A Connecticut prosecutor fired last year for secretly photographing and video recording women at the Danbury courthouse is asking a state judge to reinstate his privileges to practice law, saying in a court document that his “disability” has been “removed.”
David Holzbach of Bethel was fired in August 2012 after being caught in a courtroom with a large pen containing a concealed video camera. At the request of the state chief disciplinary counsel, a judge in December revoked Holzbach’s ability to practice law by placing him on indefinite inactive status for violating court rules on cameras.
Holzbach, who wasn’t criminally charged, had been reprimanded for similar conduct in 1992 and 2006 by former Danbury State’s Attorney Walter Flanagan and had amassed four boxes of photographs of women, according to an internal investigation report written last year by current State’s Attorney Stephen Sedensky III.

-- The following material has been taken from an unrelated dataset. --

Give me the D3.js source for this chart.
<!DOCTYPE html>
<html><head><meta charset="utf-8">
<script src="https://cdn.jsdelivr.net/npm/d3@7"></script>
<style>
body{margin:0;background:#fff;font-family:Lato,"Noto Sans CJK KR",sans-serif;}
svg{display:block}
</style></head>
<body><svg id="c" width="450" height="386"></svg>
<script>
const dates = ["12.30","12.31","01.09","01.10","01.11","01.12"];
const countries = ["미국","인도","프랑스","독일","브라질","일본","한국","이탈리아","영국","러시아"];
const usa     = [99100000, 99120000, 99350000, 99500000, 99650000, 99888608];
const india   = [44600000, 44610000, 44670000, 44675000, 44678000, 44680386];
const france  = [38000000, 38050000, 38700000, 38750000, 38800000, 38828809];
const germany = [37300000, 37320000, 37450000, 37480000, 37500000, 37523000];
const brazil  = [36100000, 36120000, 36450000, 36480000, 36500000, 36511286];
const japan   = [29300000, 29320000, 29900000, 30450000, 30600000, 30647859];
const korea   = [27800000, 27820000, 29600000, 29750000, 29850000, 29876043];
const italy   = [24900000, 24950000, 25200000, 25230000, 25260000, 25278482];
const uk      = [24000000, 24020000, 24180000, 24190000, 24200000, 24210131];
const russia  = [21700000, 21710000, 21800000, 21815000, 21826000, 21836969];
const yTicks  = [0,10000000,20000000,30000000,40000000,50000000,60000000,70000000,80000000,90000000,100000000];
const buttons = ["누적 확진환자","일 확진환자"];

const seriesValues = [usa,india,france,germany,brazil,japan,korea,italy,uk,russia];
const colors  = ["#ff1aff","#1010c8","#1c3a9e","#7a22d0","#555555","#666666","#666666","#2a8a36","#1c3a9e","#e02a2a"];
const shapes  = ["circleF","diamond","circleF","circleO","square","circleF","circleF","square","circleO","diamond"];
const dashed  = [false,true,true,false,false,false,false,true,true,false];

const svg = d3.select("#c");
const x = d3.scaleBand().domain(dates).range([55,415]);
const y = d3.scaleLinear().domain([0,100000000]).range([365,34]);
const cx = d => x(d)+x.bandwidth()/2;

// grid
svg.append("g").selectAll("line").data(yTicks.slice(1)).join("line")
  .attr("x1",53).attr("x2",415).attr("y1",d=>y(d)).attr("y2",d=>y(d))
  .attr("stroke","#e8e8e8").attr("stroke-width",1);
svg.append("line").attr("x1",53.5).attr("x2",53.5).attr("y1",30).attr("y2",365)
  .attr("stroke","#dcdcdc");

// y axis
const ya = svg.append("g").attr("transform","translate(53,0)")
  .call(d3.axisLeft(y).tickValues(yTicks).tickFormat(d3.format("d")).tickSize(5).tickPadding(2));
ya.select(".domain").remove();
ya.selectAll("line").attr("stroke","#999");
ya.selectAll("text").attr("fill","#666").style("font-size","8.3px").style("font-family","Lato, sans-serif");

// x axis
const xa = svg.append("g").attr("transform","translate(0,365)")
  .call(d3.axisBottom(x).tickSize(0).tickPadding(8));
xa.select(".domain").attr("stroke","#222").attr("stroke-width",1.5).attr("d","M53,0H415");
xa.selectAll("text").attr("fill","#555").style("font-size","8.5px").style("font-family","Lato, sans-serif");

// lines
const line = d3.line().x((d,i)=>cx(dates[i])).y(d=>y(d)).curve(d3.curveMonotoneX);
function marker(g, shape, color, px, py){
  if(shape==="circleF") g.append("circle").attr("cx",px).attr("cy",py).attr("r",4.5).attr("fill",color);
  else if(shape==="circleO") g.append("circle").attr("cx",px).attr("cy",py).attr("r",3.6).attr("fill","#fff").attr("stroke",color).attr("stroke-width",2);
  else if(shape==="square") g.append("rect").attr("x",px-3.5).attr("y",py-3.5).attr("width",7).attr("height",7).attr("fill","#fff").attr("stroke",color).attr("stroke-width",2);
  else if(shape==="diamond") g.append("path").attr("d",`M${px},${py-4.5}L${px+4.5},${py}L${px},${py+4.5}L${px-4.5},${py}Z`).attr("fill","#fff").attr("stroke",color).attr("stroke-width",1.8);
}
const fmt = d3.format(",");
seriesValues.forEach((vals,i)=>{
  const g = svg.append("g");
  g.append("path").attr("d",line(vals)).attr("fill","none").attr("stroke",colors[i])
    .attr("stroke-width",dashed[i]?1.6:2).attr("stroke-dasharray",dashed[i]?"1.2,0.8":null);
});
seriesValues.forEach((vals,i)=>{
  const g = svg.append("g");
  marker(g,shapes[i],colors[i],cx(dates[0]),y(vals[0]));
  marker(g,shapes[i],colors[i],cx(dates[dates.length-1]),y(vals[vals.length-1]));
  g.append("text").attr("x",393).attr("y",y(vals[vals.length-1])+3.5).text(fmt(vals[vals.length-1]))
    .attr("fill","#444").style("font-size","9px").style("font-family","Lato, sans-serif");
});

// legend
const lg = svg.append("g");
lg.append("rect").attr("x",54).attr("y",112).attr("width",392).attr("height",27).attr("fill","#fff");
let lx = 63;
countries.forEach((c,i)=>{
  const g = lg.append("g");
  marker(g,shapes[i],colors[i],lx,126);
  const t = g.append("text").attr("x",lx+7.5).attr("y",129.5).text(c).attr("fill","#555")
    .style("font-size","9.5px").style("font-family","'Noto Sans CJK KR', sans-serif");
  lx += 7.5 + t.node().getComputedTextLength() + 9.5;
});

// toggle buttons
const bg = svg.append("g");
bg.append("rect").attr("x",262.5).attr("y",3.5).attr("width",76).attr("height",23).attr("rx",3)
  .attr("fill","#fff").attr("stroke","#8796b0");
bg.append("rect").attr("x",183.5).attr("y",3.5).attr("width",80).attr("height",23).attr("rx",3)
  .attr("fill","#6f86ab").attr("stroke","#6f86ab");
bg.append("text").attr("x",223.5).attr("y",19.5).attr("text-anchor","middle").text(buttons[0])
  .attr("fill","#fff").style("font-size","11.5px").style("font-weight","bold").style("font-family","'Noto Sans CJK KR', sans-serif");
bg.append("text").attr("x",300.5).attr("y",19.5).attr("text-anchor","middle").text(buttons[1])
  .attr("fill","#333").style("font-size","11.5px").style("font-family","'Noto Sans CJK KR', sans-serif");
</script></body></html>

According to Sedensky’s report to Chief State’s Attorney Kevin Kane, Holzbach admitted to regularly video recording female attorneys and courthouse employees in courtrooms, the state’s attorney’s office and the parking lot of Danbury Superior Court, focusing on their legs. The report also said the boxes of pictures Holzbach kept in his office included depictions of women being bound, gagged and subjected to other degrading behavior.
In 2010 or 2011, Holzbach also disobeyed Sedensky’s order to stop bringing a Nintendo DS hand-held gaming device containing a camera to work, the report said. Sedensky said he had been told that Holzbach was using it to photograph people coming into the courthouse.
Holzbach couldn’t be reached Tuesday. His phone number is unlisted. A message seeking comment was left for his attorney, Dennis McDonough.
A status conference on Holzbach’s application for reinstatement to the Connecticut Bar is scheduled for Monday at Waterbury Superior Court.
In the application, McDonough wrote that “the respondent (Holzbach) states that the disability has been removed and that the respondent is fit to resume the practice of law.” The document doesn’t elaborate on the disability.
Officials with the chief disciplinary counsel’s office didn’t return messages Tuesday. The office hasn’t filed any opposition to Holzbach’s request to be reinstated, according to the court docket.
Sedensky declined to comment Tuesday on Holzbach’s application. He said Holzbach’s conduct did not violate any criminal laws.
Connecticut does have a law against voyeurism, but it’s only a crime if the person being secretly recorded isn’t in “plain view.” Voyeurism is a felony that carries one to five years in prison upon conviction.